Among mammals, humans are unusual for their bi-parental care. Expensive gametes, gestation, and lactation necessitate the Phylum-typical extensive female investment, but in all cultures across the globe men take part in caring for children. The form, duration, and extent of their care varies, but it is nonetheless a human universal. Across the primate order, about 40% of species provide male care of immatures in some form. The majority of studies of male parenting in our closest extant relatives have taken place in a few small-bodied, monogamous or polyandrous species of New World monkeys, the Callithricids. While highly informative, the social structure and ecology of these species bears little resemblance to that of modern-day humans or the hominins who shared our recent evolutionary past. By studying male-immature relationships in primates that are more closely related to us and that live in social systems closer to "species-typical" (i.e. highly flexible) for Homo sapiens, we can get a clearer picture of the evolution of male care and investment in offspring.

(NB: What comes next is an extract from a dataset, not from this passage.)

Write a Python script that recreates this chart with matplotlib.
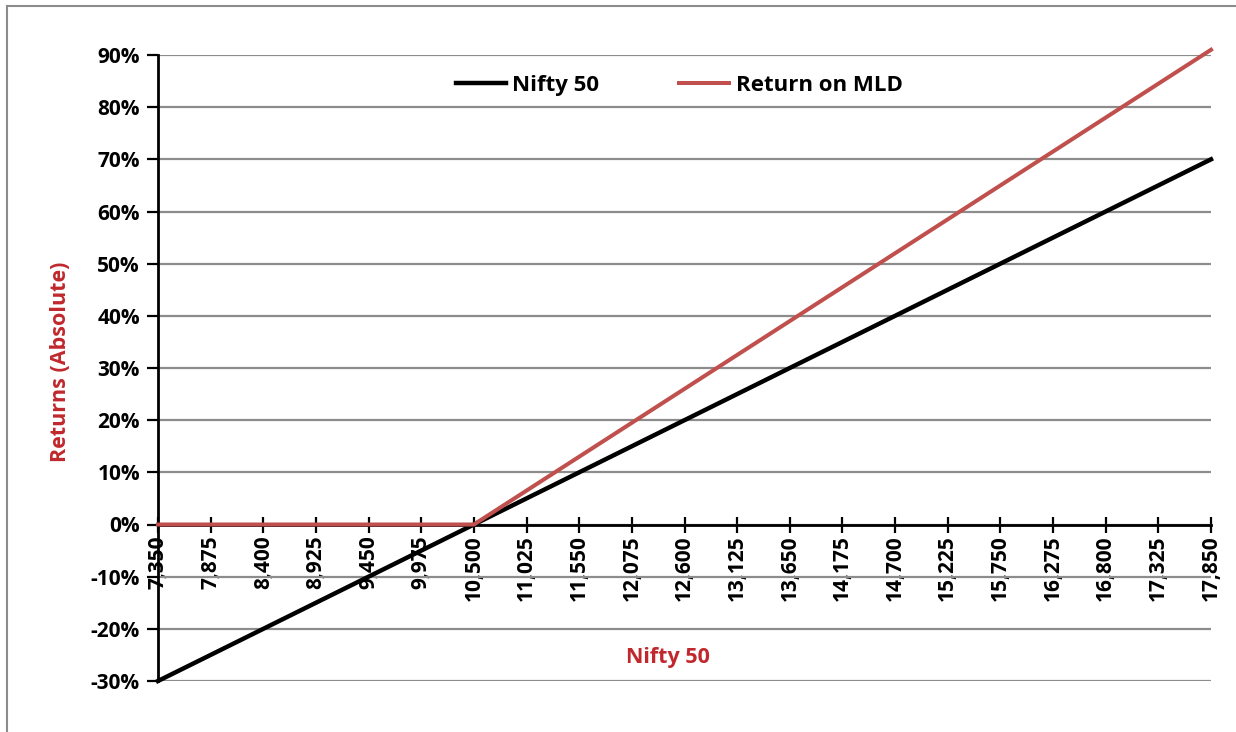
import matplotlib.pyplot as plt
from matplotlib.lines import Line2D
from matplotlib.ticker import FuncFormatter

# Nifty 50 levels (categories) and returns, in %
nifty_levels = [7350, 7875, 8400, 8925, 9450, 9975, 10500, 11025, 11550, 12075, 12600,
                13125, 13650, 14175, 14700, 15225, 15750, 16275, 16800, 17325, 17850]
nifty_return = [-30, -25, -20, -15, -10, -5, 0, 5, 10, 15, 20,
                25, 30, 35, 40, 45, 50, 55, 60, 65, 70]
mld_return = [0, 0, 0, 0, 0, 0, 0, 6.5, 13, 19.5, 26,
              32.5, 39, 45.5, 52, 58.5, 65, 71.5, 78, 84.5, 91]

plt.rcParams['font.family'] = ['Open Sans', 'DejaVu Sans']
plt.rcParams['font.weight'] = 'bold'

red_txt = '#C0282D'
red_line = '#C0504D'
grid_col = '#8C8C8C'

fig = plt.figure(figsize=(12.36, 7.32), dpi=100)
ax = fig.add_axes([158 / 1236, 1 - 681 / 732, (1211 - 158) / 1236, (681 - 55) / 732])

# spine position first - it resets tick settings
for s in ['top', 'right']:
    ax.spines[s].set_visible(False)
ax.spines['bottom'].set_position(('data', 0))
ax.spines['bottom'].set_linewidth(2)
ax.spines['bottom'].set_zorder(3)
ax.spines['left'].set_linewidth(2)

x = list(range(len(nifty_levels)))
ax.plot(x, nifty_return, color='black', lw=3.2, label='Nifty 50', clip_on=False, zorder=4)
ax.plot(x, mld_return, color=red_line, lw=2.9, label='Return on MLD', clip_on=False, zorder=5)

ax.set_xlim(0, len(x) - 1)
ax.set_ylim(-30, 90)
ax.set_yticks(range(-30, 91, 10))
ax.yaxis.set_major_formatter(FuncFormatter(lambda v, p: f'{int(v)}%'))
ax.set_xticks(x)
ax.set_xticklabels([f'{v:,}' for v in nifty_levels], rotation=90, fontsize=15, fontweight='bold')

ax.grid(axis='y', color=grid_col, lw=1.6, zorder=1)
ax.set_axisbelow(True)

ax.tick_params(axis='x', direction='inout', length=12, width=1.6, pad=2, labelrotation=90)
ax.tick_params(axis='y', direction='out', length=8, width=1.6, labelsize=15, pad=5)
for t in ax.get_yticklabels():
    t.set_fontweight('bold')

ax.legend(loc='center', bbox_to_anchor=(0.495, 0.952), ncol=2, frameon=False,
          handlelength=2.25, handletextpad=0.3, columnspacing=3.6,
          prop={'weight': 'bold', 'size': 16})

fig.text(60 / 1236, 1 - 362 / 732, 'Returns (Absolute)', rotation=90, color=red_txt,
         fontsize=15.5, fontweight='bold', ha='center', va='center')
fig.text(668 / 1236, 1 - 658 / 732, 'Nifty 50', color=red_txt,
         fontsize=15.5, fontweight='bold', ha='center', va='center')

# outer chart frame (cropped on right and bottom)
fig.add_artist(Line2D([7 / 1236, 7 / 1236], [0, 1 - 6 / 732], color='#8C8C8C', lw=1.5))
fig.add_artist(Line2D([7 / 1236, 1], [1 - 6 / 732, 1 - 6 / 732], color='#8C8C8C', lw=1.5))

fig.savefig('out.png', dpi=100)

The mountain gorilla (Gorilla beringei beringei) is an excellent model for examining the form and function of such relationships in a close human relative. The genus Gorilla split from the genus Homo ~10 million years ago. Although not our closest living relative, Gorilla beringei is one of the few primates species besides humans in which both males and females can either reproduce in their natal group or disperse. For years they were described as strictly polygnous with one male and multiple females in each group, but after 47 years of research we now know that they are also capable of remarkabe flexibility in their social system. About 40% of the the gorillas monitored by the Dian Fossey Gorilla Fund's Karisoke Research Center in the Virunga Massif in central Africa occur in multi-male, multi-female groups.

In mountain gorilla groups, male-immature relationships are conspicuous for their closeness. Males are highly tolerant of young animals, and immatures often cluster around adult males as soon as they are old enough to be independently mobile. Besides their mother, an adult male (usually but not always the dominant animal) is typically an immature's closest adult social partner. Adult males are key to infant survival, protecting them from infanticidal outsiders, and probably historically, predators as well.

In this dissertation, I examine 1) whether males and immatures are capable of discriminating paternity in multi-male, multi-female groups; 2) if, and how, mother gorillas facilitate relationship development between their infants and a protective adult male(s); and 3) whether social preferences early in an immature's life for certain adult males predict their social preferences at two later developmental stages, including young adulthood. Together, these chapters give us a more nuanced understanding of male parenting behavior and its evolutionary implications in one of our closest living relatives, Gorilla beringei.